Jean-Jacques Rousseau dément être l’auteur des « Lettres de l’homme de la montagne »
Jean-Jacques Rousseau (Genève, 1712/1778)Belle et rare lettre de Jean-Jacques Rousseau à l'éditeur genevois Philibert Cramer.
Suite à la publication de l'Emile et du Contrat social, Rousseau est contraint à l'exil, de 1762 à 1765. Il quitte la France pour la Suisse puis Genève pour le canton de Neuchâtel, à Môtiers, qui était alors sous l'autorité du roi de Prusse Frédéric II.
Rousseau se plaint de l'absence de secrétaire ne lui permettant pas de répondre à "la multitude de lettres" qu'il reçoit, avant de mentir à son interlocuteur : "je puis vous assurer, Monsieur, non seulement qu'il ne se débite à Paris aucun nouvel ouvrage de ma façon, mais que je n'en ai fait aucun qui soit intitulé, Lettres de l'homme de la montagne. Je n'oublie point les engagements que j'ai pris avec vous, et lorsque je publierai quelque nouvel ouvrage, dans mes distributions d'exemplaires vous ne serez surement pas oublié."
En réalité, Rousseau est bien l'auteur de neuf Lettres écrites de la montagne, en réaction aux Lettres écrites de la campagne par le procureur général de Genève Jean-Robert Tronchin, justifiant la condamnation de l'écrivain. La réponse commençant à être diffusée en décembre 1764, le philosophe avoue ensuite à demi-mot en être l'auteur, tout en justifiant sa discrétion : "Cependant vous devez comprendre qu'en supposant que j'eusse écrit sur la matière que vous indiquez, il ne serait pas raisonnable, dans ce cas particulier, que vous vous attendissiez à être servi avant le public, ni que le vrai désir que j'ai de vous complaire fut porté jusqu'à l'imprudence ; car je n'ignore pas que nous avons vous et moi des façons de penser fort différentes sur les matières de Gouvernement. Quoique je ne sache aucun mauvais gré ni à vous ni à personne de ne pas penser comme moi, je ne vous dois pas sur ce point la même confiance que si nous étions du même sentiment."

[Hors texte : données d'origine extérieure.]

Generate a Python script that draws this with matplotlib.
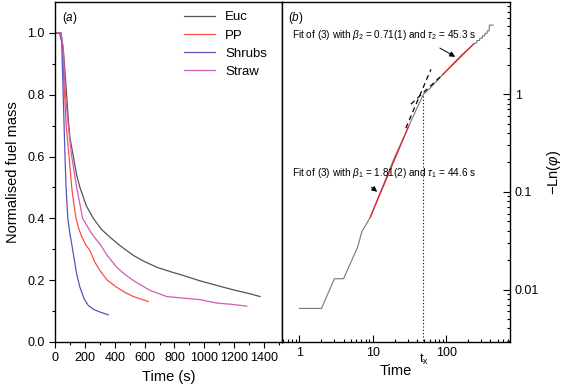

Rousseau se montre prudent face aux frères Cramer : leur maison d'édition genevoise publiait à l'époque les oeuvres de Voltaire et si Philibert s'était personnellement retiré du métier de libraire un an plus tôt, son frère Gabriel était encore très proche de l'ennemi de Rousseau. (R. Mortier, "Voltaire, Lettres inédites à son imprimeur", Revue belge de philologie et d'histoire, t. 32, fasc. 1, pp. 147-150).
Malgré leurs différends, il sollicite une visite de son correspondant dans sa ville d'exil : "Soyez persuadé, Monsieur, que je n'en aurai pas moins de plaisir à vous connoitre, quand vous me ferez celui de me venir voir", ironisant ensuite sur le nombre de ses détracteurs et sa bienveillance à toute épreuve : "bien que je ne sois toléré de personne je suis tolérant pour tout le monde. J'ai toujours eu des amis qui pensaient autrement que moi presque sur toute chose et je ne les ai pas moins aimés. Je ne fais de mes opinions des loix pour personne, comme je n'en reçois point de celles d'autrui, et pourvu qu'on s'accorde avec moi sur les devoirs de l'honnête homme, ma bienveillance est assurée à ceux qui m'aiment, bien plus qu'à ceux qui sont de mon avis [...]".